### Your goal
Copy everything from the line with "Recreate this image as a web" down to the line with "151.7, 172.8, 190.7];", inclusive of both, exactly as written; leave out all pictures.

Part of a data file
******
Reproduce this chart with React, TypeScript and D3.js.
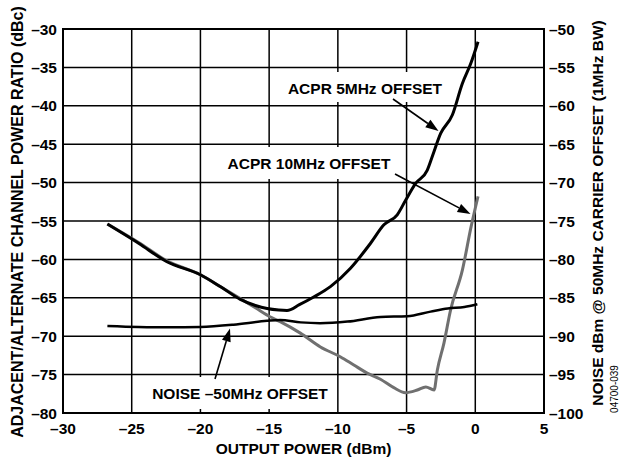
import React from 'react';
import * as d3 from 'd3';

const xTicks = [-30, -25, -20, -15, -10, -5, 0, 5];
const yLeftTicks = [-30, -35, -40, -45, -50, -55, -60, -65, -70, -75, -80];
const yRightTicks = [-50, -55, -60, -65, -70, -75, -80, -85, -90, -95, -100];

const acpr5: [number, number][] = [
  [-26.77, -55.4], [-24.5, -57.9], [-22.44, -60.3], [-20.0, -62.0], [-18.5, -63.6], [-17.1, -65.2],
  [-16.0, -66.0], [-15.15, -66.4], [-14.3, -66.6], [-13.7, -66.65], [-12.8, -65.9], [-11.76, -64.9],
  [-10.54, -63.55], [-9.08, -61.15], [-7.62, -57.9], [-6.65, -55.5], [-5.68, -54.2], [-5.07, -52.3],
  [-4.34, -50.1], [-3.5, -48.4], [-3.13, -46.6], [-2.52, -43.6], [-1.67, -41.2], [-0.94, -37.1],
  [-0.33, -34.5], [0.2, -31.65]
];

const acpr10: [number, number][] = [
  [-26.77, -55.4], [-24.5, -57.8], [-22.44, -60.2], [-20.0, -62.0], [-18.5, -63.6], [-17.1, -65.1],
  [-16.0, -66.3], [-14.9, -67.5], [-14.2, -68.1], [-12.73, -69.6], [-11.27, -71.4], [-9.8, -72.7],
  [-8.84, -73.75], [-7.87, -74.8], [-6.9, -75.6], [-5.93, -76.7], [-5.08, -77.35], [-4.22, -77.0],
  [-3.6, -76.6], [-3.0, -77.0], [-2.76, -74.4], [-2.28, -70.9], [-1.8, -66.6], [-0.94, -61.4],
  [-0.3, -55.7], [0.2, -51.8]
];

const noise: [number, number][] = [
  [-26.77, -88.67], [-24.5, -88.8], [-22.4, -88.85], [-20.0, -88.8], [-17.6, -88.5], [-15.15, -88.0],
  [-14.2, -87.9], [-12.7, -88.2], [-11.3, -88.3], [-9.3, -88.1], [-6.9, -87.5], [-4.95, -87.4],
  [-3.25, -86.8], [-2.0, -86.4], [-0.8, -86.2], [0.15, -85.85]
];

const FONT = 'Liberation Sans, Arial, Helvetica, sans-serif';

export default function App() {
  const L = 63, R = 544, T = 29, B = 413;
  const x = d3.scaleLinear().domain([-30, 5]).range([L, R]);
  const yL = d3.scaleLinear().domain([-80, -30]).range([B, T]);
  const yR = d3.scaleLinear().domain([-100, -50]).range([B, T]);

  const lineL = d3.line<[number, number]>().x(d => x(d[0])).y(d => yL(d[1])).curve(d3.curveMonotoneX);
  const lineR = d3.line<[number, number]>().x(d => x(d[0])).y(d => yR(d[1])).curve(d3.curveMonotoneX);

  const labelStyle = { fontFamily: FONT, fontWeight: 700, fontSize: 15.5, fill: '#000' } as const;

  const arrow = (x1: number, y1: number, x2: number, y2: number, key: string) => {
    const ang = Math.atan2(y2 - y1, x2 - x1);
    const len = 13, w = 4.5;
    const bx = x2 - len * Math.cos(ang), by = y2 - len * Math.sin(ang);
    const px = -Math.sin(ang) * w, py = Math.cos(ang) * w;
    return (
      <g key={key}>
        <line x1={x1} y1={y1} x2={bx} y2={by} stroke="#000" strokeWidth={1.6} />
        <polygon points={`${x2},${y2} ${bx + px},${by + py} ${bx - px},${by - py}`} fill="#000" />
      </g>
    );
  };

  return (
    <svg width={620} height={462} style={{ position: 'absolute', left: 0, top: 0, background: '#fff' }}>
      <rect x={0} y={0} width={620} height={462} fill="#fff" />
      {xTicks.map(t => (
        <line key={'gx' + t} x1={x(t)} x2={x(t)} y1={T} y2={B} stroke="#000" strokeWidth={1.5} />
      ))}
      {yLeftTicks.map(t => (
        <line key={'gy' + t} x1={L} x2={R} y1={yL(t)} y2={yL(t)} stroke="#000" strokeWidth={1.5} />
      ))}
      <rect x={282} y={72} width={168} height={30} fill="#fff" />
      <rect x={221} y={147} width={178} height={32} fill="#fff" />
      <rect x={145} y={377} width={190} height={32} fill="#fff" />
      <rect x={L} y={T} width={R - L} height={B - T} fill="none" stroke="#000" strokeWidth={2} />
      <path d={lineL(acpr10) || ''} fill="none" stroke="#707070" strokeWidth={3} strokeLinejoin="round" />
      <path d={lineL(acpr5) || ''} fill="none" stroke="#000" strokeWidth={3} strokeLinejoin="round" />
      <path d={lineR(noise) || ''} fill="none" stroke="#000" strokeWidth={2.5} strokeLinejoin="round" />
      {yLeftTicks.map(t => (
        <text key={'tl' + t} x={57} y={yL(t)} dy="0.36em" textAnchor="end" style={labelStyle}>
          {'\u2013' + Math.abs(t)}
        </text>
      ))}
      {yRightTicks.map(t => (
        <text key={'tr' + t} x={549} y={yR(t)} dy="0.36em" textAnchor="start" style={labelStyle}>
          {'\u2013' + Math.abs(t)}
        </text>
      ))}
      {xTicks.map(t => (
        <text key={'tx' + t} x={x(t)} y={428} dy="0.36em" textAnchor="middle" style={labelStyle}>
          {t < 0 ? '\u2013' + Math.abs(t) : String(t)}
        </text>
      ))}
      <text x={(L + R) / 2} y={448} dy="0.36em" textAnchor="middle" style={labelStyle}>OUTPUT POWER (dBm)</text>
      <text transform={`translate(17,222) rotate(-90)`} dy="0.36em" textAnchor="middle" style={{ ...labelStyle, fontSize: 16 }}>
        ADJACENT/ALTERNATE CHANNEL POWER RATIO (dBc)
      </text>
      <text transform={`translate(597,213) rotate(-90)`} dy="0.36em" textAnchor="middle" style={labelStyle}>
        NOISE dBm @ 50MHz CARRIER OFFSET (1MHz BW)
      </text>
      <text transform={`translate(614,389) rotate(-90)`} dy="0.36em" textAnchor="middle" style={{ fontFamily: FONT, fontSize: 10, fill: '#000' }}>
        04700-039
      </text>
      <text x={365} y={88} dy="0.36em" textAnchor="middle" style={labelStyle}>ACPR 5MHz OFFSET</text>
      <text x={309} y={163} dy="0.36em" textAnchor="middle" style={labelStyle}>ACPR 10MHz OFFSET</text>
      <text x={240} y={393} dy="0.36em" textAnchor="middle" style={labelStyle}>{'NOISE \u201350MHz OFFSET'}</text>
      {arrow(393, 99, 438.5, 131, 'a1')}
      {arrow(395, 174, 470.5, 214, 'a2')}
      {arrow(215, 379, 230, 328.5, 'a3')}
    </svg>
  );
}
******
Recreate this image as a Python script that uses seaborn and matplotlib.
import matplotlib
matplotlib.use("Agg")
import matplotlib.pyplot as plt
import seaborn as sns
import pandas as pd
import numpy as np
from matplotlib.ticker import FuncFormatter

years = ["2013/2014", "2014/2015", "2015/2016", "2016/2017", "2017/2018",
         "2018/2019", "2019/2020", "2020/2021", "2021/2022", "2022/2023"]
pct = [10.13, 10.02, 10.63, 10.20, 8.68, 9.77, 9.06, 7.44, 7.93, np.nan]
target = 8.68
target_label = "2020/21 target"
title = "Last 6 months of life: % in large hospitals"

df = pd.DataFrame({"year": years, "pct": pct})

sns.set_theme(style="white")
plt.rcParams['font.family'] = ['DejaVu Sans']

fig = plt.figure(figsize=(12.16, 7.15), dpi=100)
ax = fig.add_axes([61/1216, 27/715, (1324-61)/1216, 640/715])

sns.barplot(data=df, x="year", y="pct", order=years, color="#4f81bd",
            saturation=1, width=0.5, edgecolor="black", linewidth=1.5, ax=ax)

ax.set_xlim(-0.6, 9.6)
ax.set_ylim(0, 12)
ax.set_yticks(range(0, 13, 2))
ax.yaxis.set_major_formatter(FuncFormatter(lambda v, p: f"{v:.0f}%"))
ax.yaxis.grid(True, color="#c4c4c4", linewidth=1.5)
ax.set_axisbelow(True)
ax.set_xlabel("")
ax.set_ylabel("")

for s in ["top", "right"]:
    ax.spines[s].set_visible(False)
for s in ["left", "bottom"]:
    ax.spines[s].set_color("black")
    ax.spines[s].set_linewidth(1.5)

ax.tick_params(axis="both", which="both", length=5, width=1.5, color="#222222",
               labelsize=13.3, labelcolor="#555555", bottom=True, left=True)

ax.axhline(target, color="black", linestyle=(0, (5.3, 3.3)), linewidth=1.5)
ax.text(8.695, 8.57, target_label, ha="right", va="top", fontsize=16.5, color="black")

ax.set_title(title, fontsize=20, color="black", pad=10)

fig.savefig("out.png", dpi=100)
******
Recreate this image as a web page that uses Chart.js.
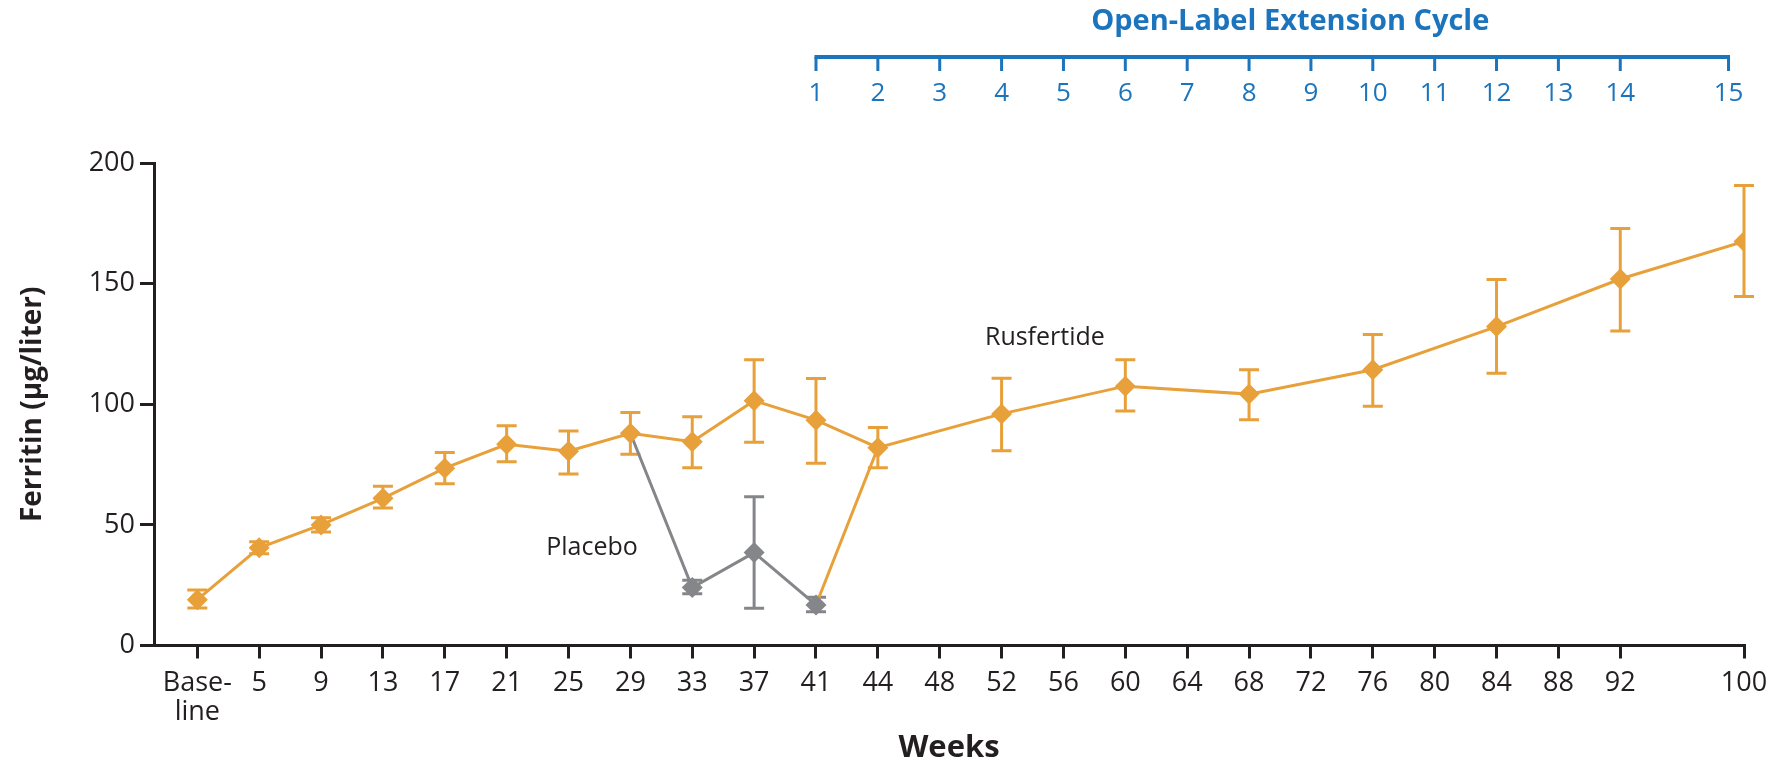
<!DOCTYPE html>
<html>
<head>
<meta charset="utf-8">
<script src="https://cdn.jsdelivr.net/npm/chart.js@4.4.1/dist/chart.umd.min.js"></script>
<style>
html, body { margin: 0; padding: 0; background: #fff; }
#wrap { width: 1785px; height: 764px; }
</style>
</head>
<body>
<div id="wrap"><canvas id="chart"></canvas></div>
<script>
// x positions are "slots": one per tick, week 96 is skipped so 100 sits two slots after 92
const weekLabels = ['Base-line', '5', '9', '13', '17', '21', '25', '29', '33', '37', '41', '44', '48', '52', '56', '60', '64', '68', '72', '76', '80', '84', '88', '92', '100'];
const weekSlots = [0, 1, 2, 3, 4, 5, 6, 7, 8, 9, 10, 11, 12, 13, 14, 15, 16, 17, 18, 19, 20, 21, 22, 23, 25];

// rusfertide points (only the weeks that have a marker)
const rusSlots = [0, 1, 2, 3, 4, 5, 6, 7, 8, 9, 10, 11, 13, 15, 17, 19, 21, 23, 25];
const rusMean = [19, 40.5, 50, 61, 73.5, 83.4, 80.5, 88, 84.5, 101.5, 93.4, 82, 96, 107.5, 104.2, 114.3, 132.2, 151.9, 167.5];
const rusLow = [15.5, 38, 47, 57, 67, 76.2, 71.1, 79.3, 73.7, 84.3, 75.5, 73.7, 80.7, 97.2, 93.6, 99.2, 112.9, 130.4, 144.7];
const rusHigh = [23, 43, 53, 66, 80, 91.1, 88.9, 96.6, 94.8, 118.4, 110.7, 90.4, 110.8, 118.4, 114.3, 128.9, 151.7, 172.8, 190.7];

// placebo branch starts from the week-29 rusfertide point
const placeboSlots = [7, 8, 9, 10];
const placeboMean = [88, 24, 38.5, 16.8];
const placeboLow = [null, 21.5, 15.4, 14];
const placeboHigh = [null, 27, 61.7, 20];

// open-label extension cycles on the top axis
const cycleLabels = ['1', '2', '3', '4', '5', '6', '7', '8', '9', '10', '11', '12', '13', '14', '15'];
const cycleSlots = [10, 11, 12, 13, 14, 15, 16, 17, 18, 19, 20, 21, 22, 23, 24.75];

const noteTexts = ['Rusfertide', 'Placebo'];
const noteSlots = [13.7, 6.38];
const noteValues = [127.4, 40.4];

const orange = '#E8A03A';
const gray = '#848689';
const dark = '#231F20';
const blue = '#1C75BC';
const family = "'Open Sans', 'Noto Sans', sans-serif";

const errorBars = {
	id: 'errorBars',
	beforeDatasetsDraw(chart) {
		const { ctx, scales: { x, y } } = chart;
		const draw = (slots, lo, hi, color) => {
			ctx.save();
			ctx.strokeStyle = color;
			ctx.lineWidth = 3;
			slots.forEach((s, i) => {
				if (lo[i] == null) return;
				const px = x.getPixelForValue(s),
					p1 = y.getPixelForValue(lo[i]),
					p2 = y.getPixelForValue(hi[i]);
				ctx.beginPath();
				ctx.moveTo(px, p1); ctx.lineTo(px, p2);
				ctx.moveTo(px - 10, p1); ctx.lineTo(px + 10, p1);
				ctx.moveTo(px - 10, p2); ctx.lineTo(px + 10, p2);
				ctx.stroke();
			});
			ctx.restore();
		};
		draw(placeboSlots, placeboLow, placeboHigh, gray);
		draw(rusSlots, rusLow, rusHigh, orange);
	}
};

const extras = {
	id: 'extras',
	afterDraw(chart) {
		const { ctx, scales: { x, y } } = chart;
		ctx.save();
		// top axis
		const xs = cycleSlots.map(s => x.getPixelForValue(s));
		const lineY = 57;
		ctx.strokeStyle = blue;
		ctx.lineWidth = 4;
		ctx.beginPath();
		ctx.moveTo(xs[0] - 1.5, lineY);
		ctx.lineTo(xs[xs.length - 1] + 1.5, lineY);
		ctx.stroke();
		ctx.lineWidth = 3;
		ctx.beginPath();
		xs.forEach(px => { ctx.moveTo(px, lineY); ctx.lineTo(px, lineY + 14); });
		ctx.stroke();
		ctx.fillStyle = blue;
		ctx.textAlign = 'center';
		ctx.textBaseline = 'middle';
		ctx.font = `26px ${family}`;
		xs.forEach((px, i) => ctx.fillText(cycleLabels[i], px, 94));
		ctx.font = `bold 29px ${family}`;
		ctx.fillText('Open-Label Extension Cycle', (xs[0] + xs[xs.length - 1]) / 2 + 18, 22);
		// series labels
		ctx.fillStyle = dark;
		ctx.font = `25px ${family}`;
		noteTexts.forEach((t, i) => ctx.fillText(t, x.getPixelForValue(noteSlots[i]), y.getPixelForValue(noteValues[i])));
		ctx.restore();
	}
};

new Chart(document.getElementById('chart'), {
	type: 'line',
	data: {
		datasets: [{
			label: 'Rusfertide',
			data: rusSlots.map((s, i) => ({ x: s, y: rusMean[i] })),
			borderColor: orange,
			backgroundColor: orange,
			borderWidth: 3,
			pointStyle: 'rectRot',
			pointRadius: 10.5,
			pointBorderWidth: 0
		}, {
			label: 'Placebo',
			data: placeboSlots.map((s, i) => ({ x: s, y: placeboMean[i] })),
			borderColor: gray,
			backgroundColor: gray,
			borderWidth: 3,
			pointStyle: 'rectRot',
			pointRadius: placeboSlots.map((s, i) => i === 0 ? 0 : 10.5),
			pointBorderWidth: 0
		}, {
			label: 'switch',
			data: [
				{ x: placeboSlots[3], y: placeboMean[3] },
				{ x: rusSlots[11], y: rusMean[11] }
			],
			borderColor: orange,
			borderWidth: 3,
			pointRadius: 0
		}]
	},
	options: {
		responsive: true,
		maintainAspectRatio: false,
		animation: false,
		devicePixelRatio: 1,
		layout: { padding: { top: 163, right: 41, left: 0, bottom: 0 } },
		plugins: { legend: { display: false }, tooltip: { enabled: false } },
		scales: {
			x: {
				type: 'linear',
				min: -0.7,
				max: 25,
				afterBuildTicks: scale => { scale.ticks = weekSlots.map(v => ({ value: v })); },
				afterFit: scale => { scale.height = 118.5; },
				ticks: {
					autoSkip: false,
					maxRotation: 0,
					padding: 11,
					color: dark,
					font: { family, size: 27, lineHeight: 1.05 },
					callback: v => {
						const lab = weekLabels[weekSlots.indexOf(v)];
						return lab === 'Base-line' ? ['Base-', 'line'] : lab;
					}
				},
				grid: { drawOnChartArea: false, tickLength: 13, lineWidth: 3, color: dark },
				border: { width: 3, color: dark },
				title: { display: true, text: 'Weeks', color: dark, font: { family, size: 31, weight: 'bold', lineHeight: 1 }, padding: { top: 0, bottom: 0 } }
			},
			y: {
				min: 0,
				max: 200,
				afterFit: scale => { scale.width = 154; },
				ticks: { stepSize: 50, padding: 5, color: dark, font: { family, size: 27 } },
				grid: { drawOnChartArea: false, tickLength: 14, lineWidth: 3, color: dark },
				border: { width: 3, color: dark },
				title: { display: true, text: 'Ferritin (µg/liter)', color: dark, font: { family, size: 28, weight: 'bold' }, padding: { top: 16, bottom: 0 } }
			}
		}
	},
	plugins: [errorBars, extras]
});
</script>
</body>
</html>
******
### Completed task
Recreate this image as a web page that uses Chart.js.
<!DOCTYPE html>
<html>
<head>
<meta charset="utf-8">
<script src="https://cdn.jsdelivr.net/npm/chart.js@4.4.1/dist/chart.umd.min.js"></script>
<style>
html, body { margin: 0; padding: 0; background: #fff; }
#wrap { width: 1785px; height: 764px; }
</style>
</head>
<body>
<div id="wrap"><canvas id="chart"></canvas></div>
<script>
// x positions are "slots": one per tick, week 96 is skipped so 100 sits two slots after 92
const weekLabels = ['Base-line', '5', '9', '13', '17', '21', '25', '29', '33', '37', '41', '44', '48', '52', '56', '60', '64', '68', '72', '76', '80', '84', '88', '92', '100'];
const weekSlots = [0, 1, 2, 3, 4, 5, 6, 7, 8, 9, 10, 11, 12, 13, 14, 15, 16, 17, 18, 19, 20, 21, 22, 23, 25];

// rusfertide points (only the weeks that have a marker)
const rusSlots = [0, 1, 2, 3, 4, 5, 6, 7, 8, 9, 10, 11, 13, 15, 17, 19, 21, 23, 25];
const rusMean = [19, 40.5, 50, 61, 73.5, 83.4, 80.5, 88, 84.5, 101.5, 93.4, 82, 96, 107.5, 104.2, 114.3, 132.2, 151.9, 167.5];
const rusLow = [15.5, 38, 47, 57, 67, 76.2, 71.1, 79.3, 73.7, 84.3, 75.5, 73.7, 80.7, 97.2, 93.6, 99.2, 112.9, 130.4, 144.7];
const rusHigh = [23, 43, 53, 66, 80, 91.1, 88.9, 96.6, 94.8, 118.4, 110.7, 90.4, 110.8, 118.4, 114.3, 128.9, 151.7, 172.8, 190.7];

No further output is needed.